§ WORK TO COMPLETE
Copy exactly the lines that run from the top of the listing to the line containing "const genotypes = ['CC', 'CT', 'TT'];", both ends included, and omit the pictures.

§ GIVEN DATA
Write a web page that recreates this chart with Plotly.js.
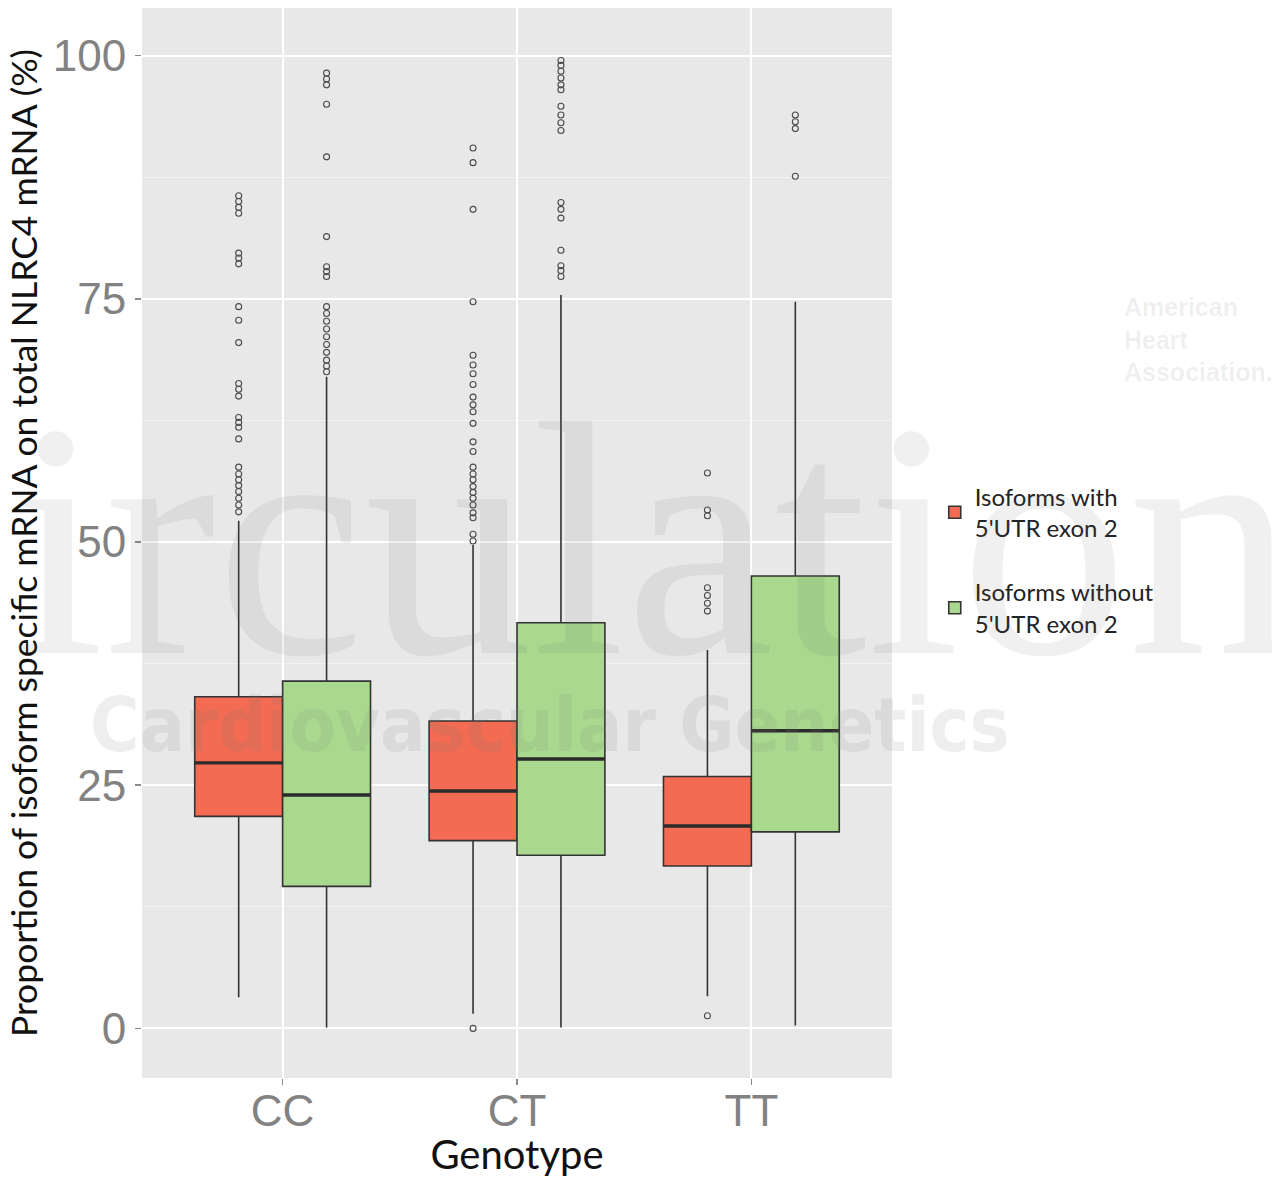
<!DOCTYPE html>
<html>
<head>
<meta charset="utf-8">
<script src="https://cdn.plot.ly/plotly-3.0.1.min.js"></script>
<style>
  html, body { margin: 0; padding: 0; background: #ffffff; }
  #chart { width: 1272px; height: 1178px; }
</style>
</head>
<body>
<div id="chart"></div>
<script>
// Genotype groups on the x axis
const genotypes = ['CC', 'CT', 'TT'];

// Isoforms with 5'UTR exon 2: box statistics per genotype (%)
const withLower  = [3.2, 1.5, 3.3];
const withQ1     = [21.8, 19.3, 16.7];
const withMedian = [27.3, 24.4, 20.8];
const withQ3     = [34.1, 31.6, 25.9];
const withUpper  = [52.2, 49.7, 38.9];

// Isoforms without 5'UTR exon 2: box statistics per genotype (%)
const withoutLower  = [0.1, 0.1, 0.3];
const withoutQ1     = [14.6, 17.8, 20.2];
const withoutMedian = [24.0, 27.7, 30.6];
const withoutQ3     = [35.7, 41.7, 46.5];
const withoutUpper  = [67.0, 75.4, 74.7];

// Outlying observations (%)
const withOutliersCC = [85.6, 85.0, 84.4, 83.8, 79.7, 79.2, 78.6, 74.2, 72.8, 70.5,
  66.3, 65.7, 65.0, 62.8, 62.3, 61.8, 60.6, 57.7, 57.0, 56.4, 55.8, 55.2, 54.5, 53.8, 53.1];
const withOutliersCT = [90.5, 89.0, 84.2, 74.7, 69.2, 68.2, 67.3, 66.2, 64.9, 64.1, 63.4,
  62.2, 60.3, 59.3, 57.7, 57.0, 56.4, 55.7, 55.1, 54.5, 53.8, 53.0, 52.5, 50.8, 50.1, 0.0];
const withOutliersTT = [57.1, 53.3, 52.7, 45.3, 44.5, 43.7, 42.9, 1.3];

const withoutOutliersCC = [98.2, 97.6, 97.0, 95.0, 89.6, 81.4, 78.3, 77.8, 77.3, 74.2,
  73.5, 72.7, 71.9, 71.1, 70.3, 69.5, 68.7, 68.1, 67.5];
const withoutOutliersCT = [99.5, 99.0, 98.4, 97.7, 97.0, 96.5, 94.8, 93.9, 93.1, 92.3,
  84.9, 84.2, 83.3, 80.0, 78.4, 77.9, 77.3];
const withoutOutliersTT = [93.9, 93.2, 92.5, 87.6];

const seriesNames = ['Isoforms with<br>5\'UTR exon 2', 'Isoforms without<br>5\'UTR exon 2'];

// Side-by-side placement of the two boxes within each genotype
const BOX_WIDTH = 0.375;
const DODGE = BOX_WIDTH / 2;
const RED = '#f26b52';
const GREEN = '#a8d98e';
const EDGE = '#333333';

function boxTrace(name, group, color, shift, lower, q1, med, q3, upper) {
  return {
    type: 'box',
    name: name,
    legendgroup: group,
    x: genotypes.map((g, i) => i + shift),
    lowerfence: lower,
    q1: q1,
    median: med,
    q3: q3,
    upperfence: upper,
    width: BOX_WIDTH,
    boxpoints: false,
    fillcolor: color,
    line: { color: EDGE, width: 1.6 },
    whiskerwidth: 0,
    hoverinfo: 'y'
  };
}

// Heavier median bar drawn over each box
function medianTrace(group, shift, med) {
  return {
    type: 'box',
    legendgroup: group,
    showlegend: false,
    x: genotypes.map((g, i) => i + shift),
    lowerfence: med,
    q1: med,
    median: med,
    q3: med,
    upperfence: med,
    width: BOX_WIDTH,
    boxpoints: false,
    fillcolor: 'rgba(0,0,0,0)',
    line: { color: '#2b2b2b', width: 3.4 },
    whiskerwidth: 0,
    hoverinfo: 'skip'
  };
}

function outlierTrace(groups, shift) {
  const xs = [], ys = [];
  groups.forEach((vals, i) => {
    vals.forEach(v => { xs.push(i + shift); ys.push(v); });
  });
  return {
    type: 'scatter',
    mode: 'markers',
    x: xs,
    y: ys,
    showlegend: false,
    hoverinfo: 'y',
    marker: { symbol: 'circle-open', size: 6, color: '#4a4a4a', line: { width: 1.1, color: '#4a4a4a' } }
  };
}

const data = [
  boxTrace(seriesNames[0], 'with', RED, -DODGE, withLower, withQ1, withMedian, withQ3, withUpper),
  boxTrace(seriesNames[1], 'without', GREEN, DODGE, withoutLower, withoutQ1, withoutMedian, withoutQ3, withoutUpper),
  medianTrace('with', -DODGE, withMedian),
  medianTrace('without', DODGE, withoutMedian),
  outlierTrace([withOutliersCC, withOutliersCT, withOutliersTT], -DODGE),
  outlierTrace([withoutOutliersCC, withoutOutliersCT, withoutOutliersTT], DODGE)
];

const tickFont = { family: 'Liberation Sans, Arial, sans-serif', size: 44, color: '#828282' };
const titleFamily = 'Lato, "Open Sans", sans-serif';

const layout = {
  width: 1272,
  height: 1178,
  margin: { l: 142, r: 380, t: 8, b: 100 },
  paper_bgcolor: '#ffffff',
  plot_bgcolor: '#e8e8e8',
  showlegend: true,
  boxmode: 'overlay',
  xaxis: {
    range: [-0.6, 2.6],
    tickvals: [0, 1, 2],
    ticktext: genotypes,
    showgrid: true,
    gridcolor: '#ffffff',
    gridwidth: 2,
    zeroline: false,
    showline: false,
    ticks: 'outside',
    ticklen: 6,
    tickwidth: 1.5,
    tickcolor: '#8a8a8a',
    tickfont: tickFont,
    ticklabelstandoff: -12,
    title: { text: 'Genotype', font: { family: titleFamily, size: 40, color: '#111111' }, standoff: 0 }
  },
  yaxis: {
    range: [-5.1, 104.9],
    tickvals: [0, 25, 50, 75, 100],
    showgrid: true,
    gridcolor: '#ffffff',
    gridwidth: 2,
    minor: { tickvals: [12.5, 37.5, 62.5, 87.5], showgrid: true, gridcolor: '#f3f3f3', gridwidth: 1, ticks: '' },
    zeroline: false,
    showline: false,
    ticks: 'outside',
    ticklen: 6,
    tickwidth: 1.5,
    tickcolor: '#8a8a8a',
    tickfont: tickFont,
    title: {
      text: 'Proportion of isoform specific mRNA on total NLRC4 mRNA (%)',
      font: { family: titleFamily, size: 35.5, color: '#111111' },
      standoff: 4
    }
  },
  legend: {
    x: 1.057,
    xanchor: 'left',
    y: 0.484,
    yanchor: 'middle',
    font: { family: titleFamily, size: 24, color: '#222222' },
    tracegroupgap: 30,
    bgcolor: 'rgba(0,0,0,0)'
  },
  annotations: [
    {
      text: 'Circulation',
      xref: 'paper', yref: 'paper',
      x: 0.533, y: 0.503, xanchor: 'center', yanchor: 'middle',
      showarrow: false,
      font: { family: 'Liberation Serif, "DejaVu Serif", serif', size: 335, color: 'rgba(110,110,110,0.10)' }
    },
    {
      text: '<b>Cardiovascular Genetics</b>',
      xref: 'paper', yref: 'paper',
      x: 0.544, y: 0.33, xanchor: 'center', yanchor: 'middle',
      showarrow: false,
      font: { family: '"Liberation Sans Narrow", "DejaVu Sans Condensed", sans-serif', size: 75, color: 'rgba(120,120,120,0.13)' }
    },
    {
      text: '<b>American<br>Heart<br>Association.</b>',
      xref: 'paper', yref: 'paper',
      x: (1122 - 142) / 750, y: (1078 - 340) / 1070, xanchor: 'left', yanchor: 'middle',
      align: 'left',
      showarrow: false,
      font: { family: 'Liberation Sans, Arial, sans-serif', size: 25, color: 'rgba(0,0,0,0.07)' }
    }
  ]
};

Plotly.newPlot('chart', data, layout, { displayModeBar: false, staticPlot: true });
</script>
</body>
</html>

§ THE RESPONSE
Write a web page that recreates this chart with Plotly.js.
<!DOCTYPE html>
<html>
<head>
<meta charset="utf-8">
<script src="https://cdn.plot.ly/plotly-3.0.1.min.js"></script>
<style>
  html, body { margin: 0; padding: 0; background: #ffffff; }
  #chart { width: 1272px; height: 1178px; }
</style>
</head>
<body>
<div id="chart"></div>
<script>
// Genotype groups on the x axis
const genotypes = ['CC', 'CT', 'TT'];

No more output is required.